Von Neuman architecture is one of the measures of "normal". By
*ANY* measure the 8051 ain't normal. It ain't even normal for a
Harvard architecture processor. The instruction set is a mess.
It's *SLOW*. There are some interesting peripherals built into the
variants, but it is no way "normal" I've used it many times, and
it's an interesting product, but the ISA is a mess.
 
Y

Yousuf Khan

krw said:
Von Neuman architecture is one of the measures of "normal". By
*ANY* measure the 8051 ain't normal. It ain't even normal for a
Harvard architecture processor. The instruction set is a mess.
It's *SLOW*. There are some interesting peripherals built into the
variants, but it is no way "normal" I've used it many times, and
it's an interesting product, but the ISA is a mess.


Wasn't the 8051 the PIC (programmable interrupt controller) inside the PC?

Yousuf Khan
 
J

Joe Pfeiffer

Ani said:
Why is it advised to used XOR operator to clear the register contents?
Why is load reg,0 not preferred.

Think. You could have come up with the answer to your homework
yourself in less time than it took to post it.
 
K

krw

No. That'd be the venerable 8251...

The 8251 is/was the USART. The PC's PIC was an 8259. The keyboard
controller was an 8048 derivative, the predecessor of the 8051.
 
D

daytripper

The 8251 is/was the USART. The PC's PIC was an 8259. The keyboard
controller was an 8048 derivative, the predecessor of the 8051.

duh, yes, you're correct of course.

/daytripper (brain cramp ;-)
 
Y

Yousuf Khan

daytripper said:
duh, yes, you're correct of course.

They all start in the 8xxx range (including the processor, the 8088),
were they all Intel parts back then?

Yousuf Khan
 
D

daytripper

They all start in the 8xxx range (including the processor, the 8088),
were they all Intel parts back then?

Yousuf Khan

Yup. All full set were all in the same catalog, and Intel produced a soft
cover book detailing their internals, functions, sample code fragments to
twiddle them, and schematic implementations to hook them up...

/daytripper
 
Y

Yousuf Khan

daytripper said:
Yup. All full set were all in the same catalog, and Intel produced a soft
cover book detailing their internals, functions, sample code fragments to
twiddle them, and schematic implementations to hook them up...

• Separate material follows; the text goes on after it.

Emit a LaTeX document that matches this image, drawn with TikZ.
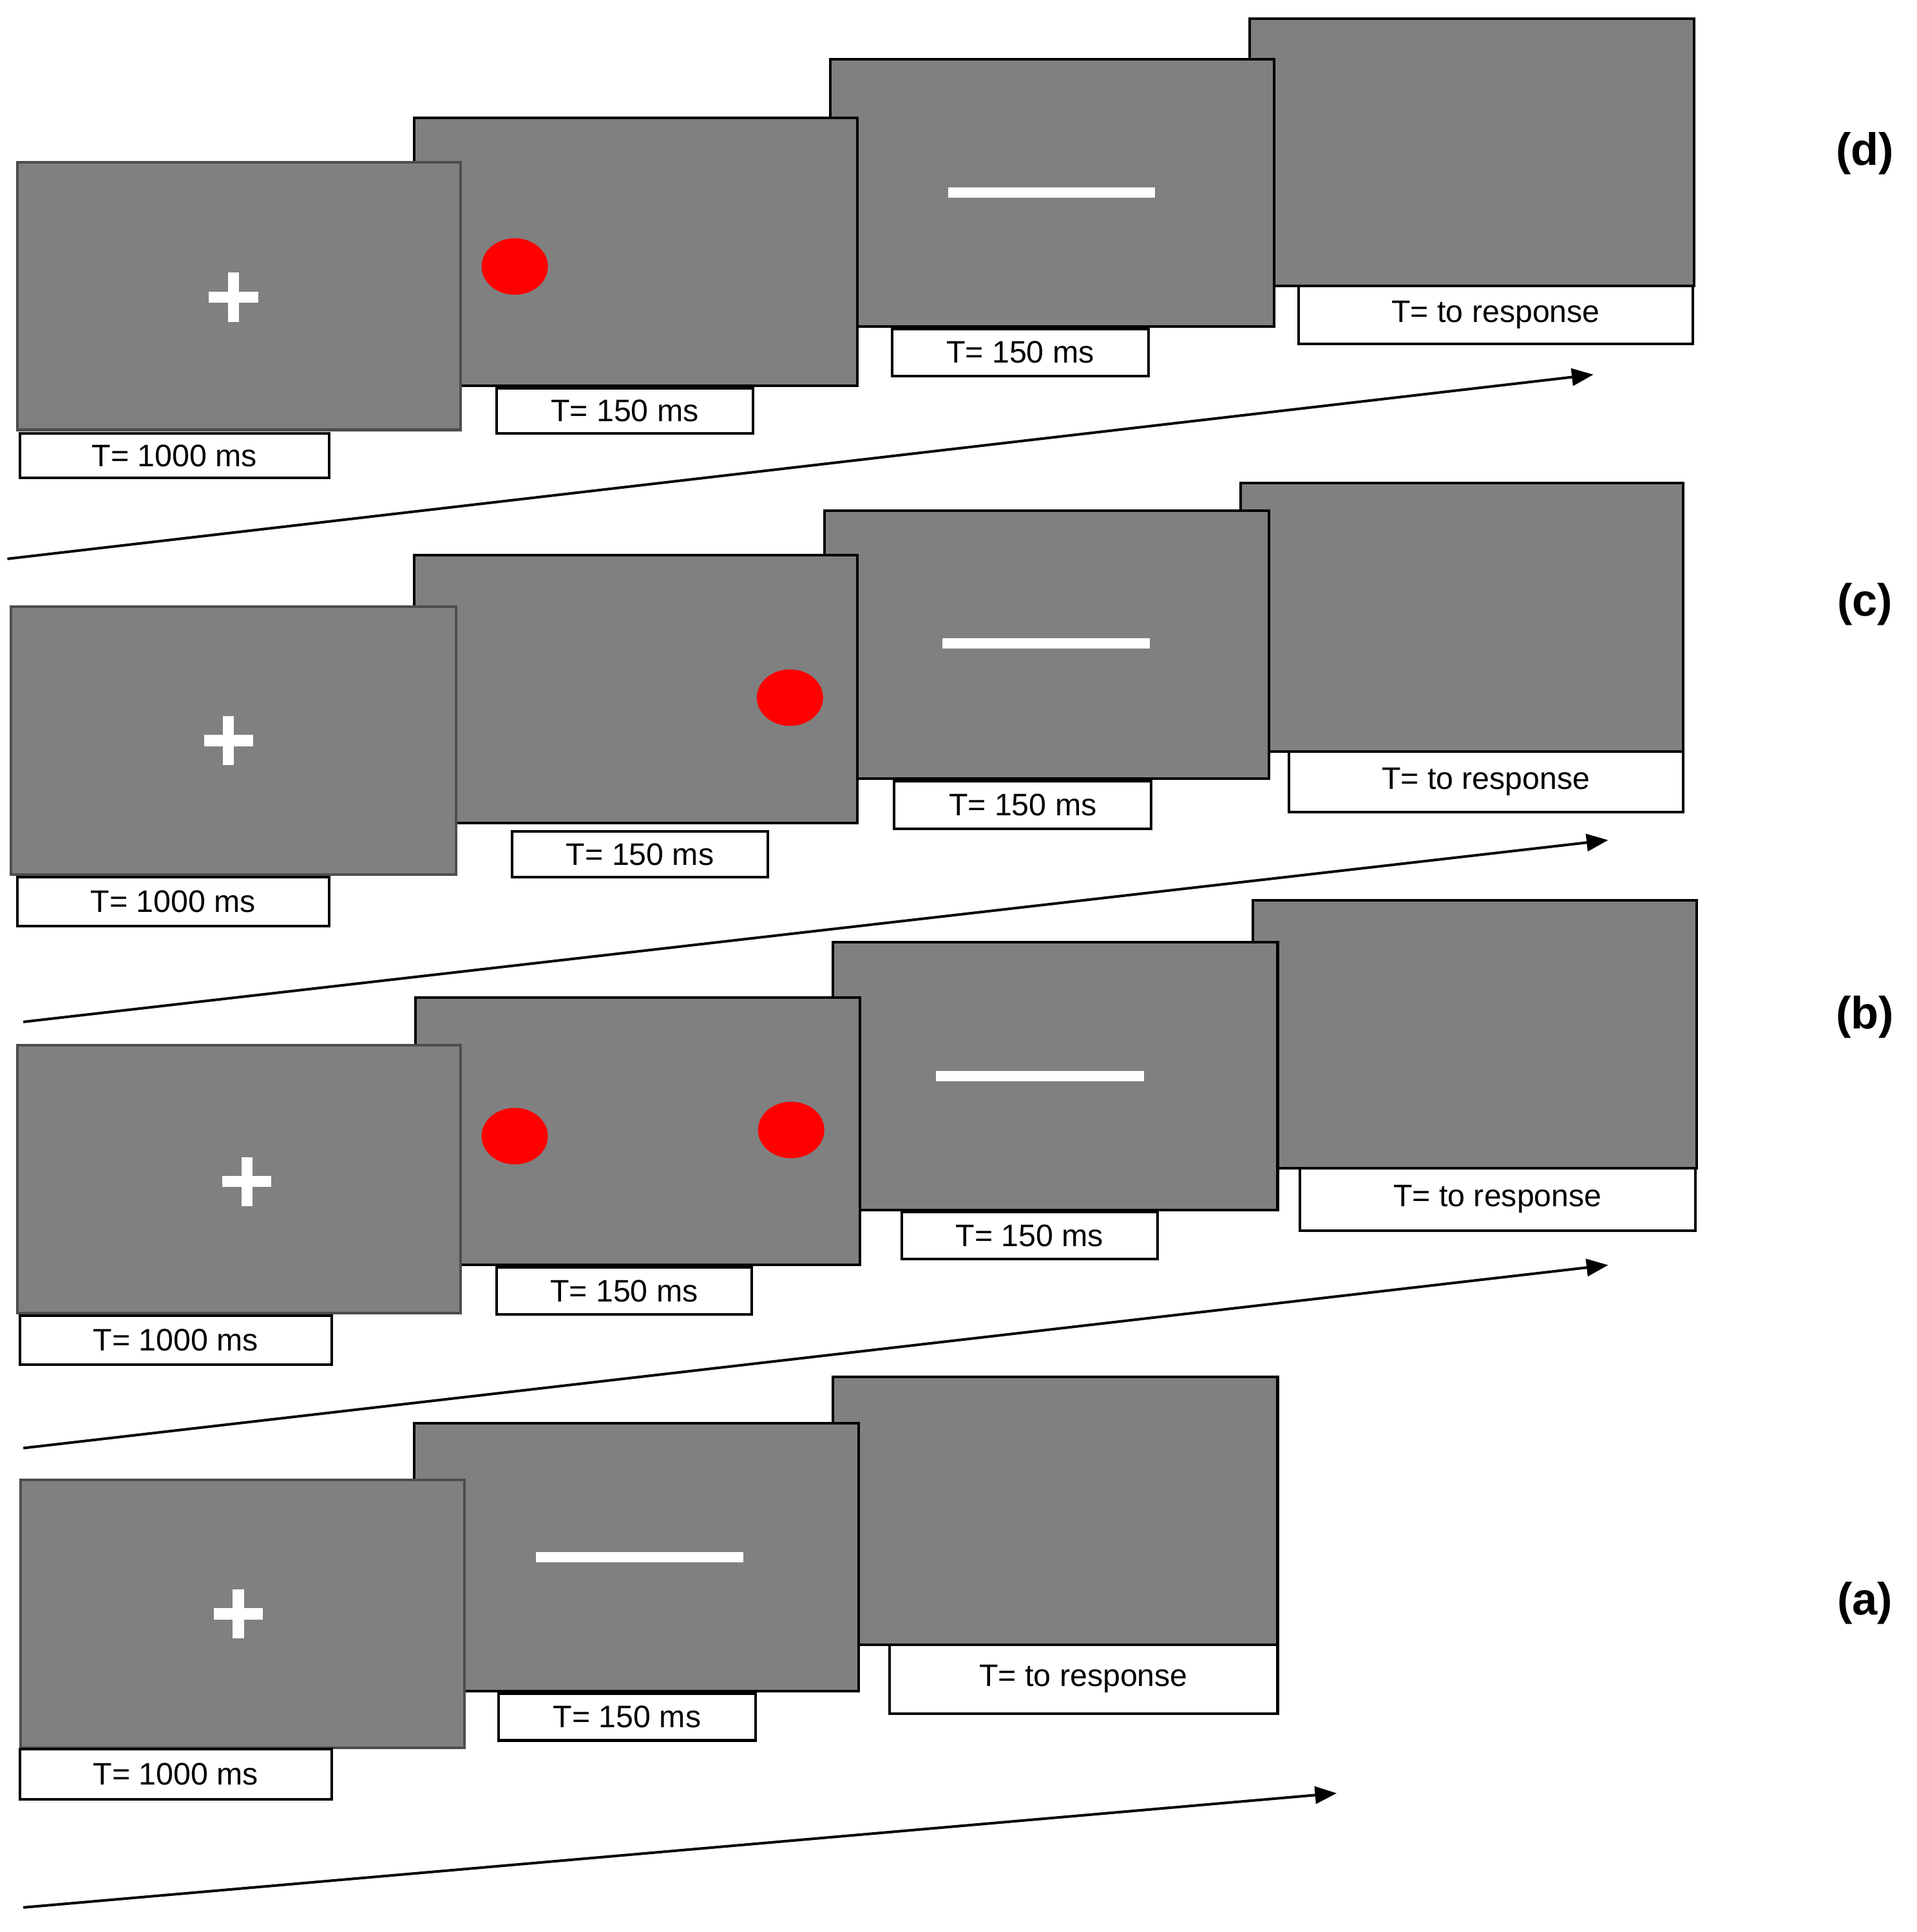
\documentclass[tikz,border=0pt]{standalone}
\usepackage{fontspec}
\setmainfont{Liberation Sans}
\usetikzlibrary{arrows.meta}
\definecolor{scr}{RGB}{128,128,128}
\definecolor{dotred}{RGB}{255,0,0}
\begin{document}
\begin{tikzpicture}[x=0.01cm,y=-0.01cm,
  screen/.style={fill=scr,draw=black,line width=0.6pt},
  lbl/.style={draw=black,fill=white,line width=0.6pt},
  txt/.style={font=\fontsize{7.2}{8}\selectfont,inner sep=0pt},
  cross/.style={draw=white,line width=2.6pt},
  bar/.style={draw=white,line width=2.4pt},
  reddot/.style={fill=dotred},
  tl/.style={draw=black,line width=0.6pt,-{Triangle[length=5pt,width=4pt]}},
  tag/.style={font=\fontsize{10.5}{12}\bfseries\rmfamily\selectfont}]
\useasboundingbox (0,0) rectangle (1560,1573);
\newcommand{\crs}[2]{\draw[cross] (#1-20,#2)--(#1+20,#2); \draw[cross] (#1,#2-20)--(#1,#2+20);}
\newcommand{\lab}[5]{\draw[lbl] (#1,#2) rectangle (#3,#4); \node[txt] at ({(#1+#3)/2},{(#2+#4)/2}) {#5};}
% ---------- (d)
\draw[screen] (1017,15) rectangle (1379,233);
\lab{1057}{233}{1378}{280}{T= to response}
\draw[screen] (676,48) rectangle (1037,266);
\draw[bar] (772,157)--(940,157);
\lab{726}{268}{935}{306}{T= 150 ms}
\draw[screen] (337,96) rectangle (698,314);
\fill[reddot] (419,217) ellipse (27 and 23);
\lab{404}{316}{613}{353}{T= 150 ms}
\draw[screen,draw=scr!60!black] (14,132) rectangle (375,350);
\crs{190}{242}
\lab{16}{353}{268}{389}{T= 1000 ms}
\coordinate (d0) at (6,455); \coordinate (d1) at (1297,305);
\draw[tl] (d0)--(d1);
\node[tag] (td) at (1518,125) {(d)};
% ---------- (c)
\draw[screen] (1010,393) rectangle (1370,612);
\lab{1049}{612}{1370}{661}{T= to response}
\draw[screen] (671,416) rectangle (1033,634);
\draw[bar] (767,524)--(936,524);
\lab{728}{636}{937}{675}{T= 150 ms}
\draw[screen] (337,452) rectangle (698,670);
\fill[reddot] (643,568) ellipse (27 and 23);
\lab{417}{677}{625}{714}{T= 150 ms}
\draw[screen,draw=scr!60!black] (9,494) rectangle (371,712);
\crs{186}{603}
\lab{14}{714}{268}{754}{T= 1000 ms}
\coordinate (c0) at (19,832); \coordinate (c1) at (1309,684);
\draw[tl] (c0)--(c1);
\node[tag] (tc) at (1518,492) {(c)};
% ---------- (b)
\draw[screen] (1020,733) rectangle (1381,951);
\lab{1058}{951}{1380}{1002}{T= to response}
\draw[screen] (678,767) rectangle (1040,985);
\draw[bar] (762,876)--(931,876);
\lab{734}{987}{942}{1025}{T= 150 ms}
\draw[screen] (338,812) rectangle (700,1030);
\fill[reddot] (419,925) ellipse (27 and 23);
\fill[reddot] (644,920) ellipse (27 and 23);
\lab{404}{1032}{612}{1070}{T= 150 ms}
\draw[screen,draw=scr!60!black] (14,851) rectangle (375,1069);
\crs{201}{962}
\lab{16}{1071}{270}{1111}{T= 1000 ms}
\coordinate (b0) at (19,1179); \coordinate (b1) at (1309,1030);
\draw[tl] (b0)--(b1);
\node[tag] (tb) at (1518,828) {(b)};
% ---------- (a)
\draw[screen] (678,1121) rectangle (1040,1339);
\lab{724}{1339}{1040}{1395}{T= to response}
\draw[screen] (337,1159) rectangle (699,1377);
\draw[bar] (436,1268)--(605,1268);
\lab{406}{1379}{615}{1417}{T= 150 ms}
\draw[screen,draw=scr!60!black] (17,1205) rectangle (378,1423);
\crs{194}{1314}
\lab{16}{1424}{270}{1465}{T= 1000 ms}
\coordinate (a0) at (19,1553); \coordinate (a1) at (1088,1460);
\draw[tl] (a0)--(a1);
\node[tag] (ta) at (1518,1305) {(a)};
\end{tikzpicture}
\end{document}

So if you're saying that the 8051 was almost a general-purpose
processor, then what sort of things was it used in?

Yousuf Khan
 
S

Sebastian Kaliszewski

Ani said:
Why is it advised to used XOR operator to clear the register contents?
Why is load reg,0 not preferred.

Totay it's because mov reg, 0 takes more memory and often takes more
execution resources (on at least some CPUs eating up execution unit using
for data read access)

rgds
\SK
 
K

krw

So if you're saying that the 8051 was almost a general-purpose
processor, then what sort of things was it used in?

The 8051 is anything but a general-purpose processor. It's a
Harvard architecture (there are something like seven different
"memory spaces"), for one. It's an even crappier architecture than
the x86 for another (if you thought the x86 instructions weren't
orthogonal, check out the 51's). It's limited to 64K code and 64K
data (and that is a PITA to use). OTOH, there are likely more
8051s and derivatives in the world than any other processor. Its
market is the low-end embedded space. The 8051 derivatives have
all sorts of I/O grafted onto the basic core, from ADCs, to timers,
to PWM modulators...
 
K

krw

They all start in the 8xxx range (including the processor, the 8088),
were they all Intel parts back then?

Everything but the bus transceivers (74LS240s, IIRC), a little
glue, and the graphics controllers (the MCGA and CGA adapters used
the Motorola 6845).
 
A

Alexander Grigoriev

With Keil programming environment, you can use C to program 8051 very
conveniently. Many embedded applications fit very well to 64K.
 
K

krw

With Keil programming environment, you can use C to program 8051 very
conveniently.

C on an 80051 is an abomination, unless it's used as nothing more
than an assembler.
Many embedded applications fit very well to 64K.

That's why there are a bagillion 8051s out there, but that doesn't
make it a "general purpose processor".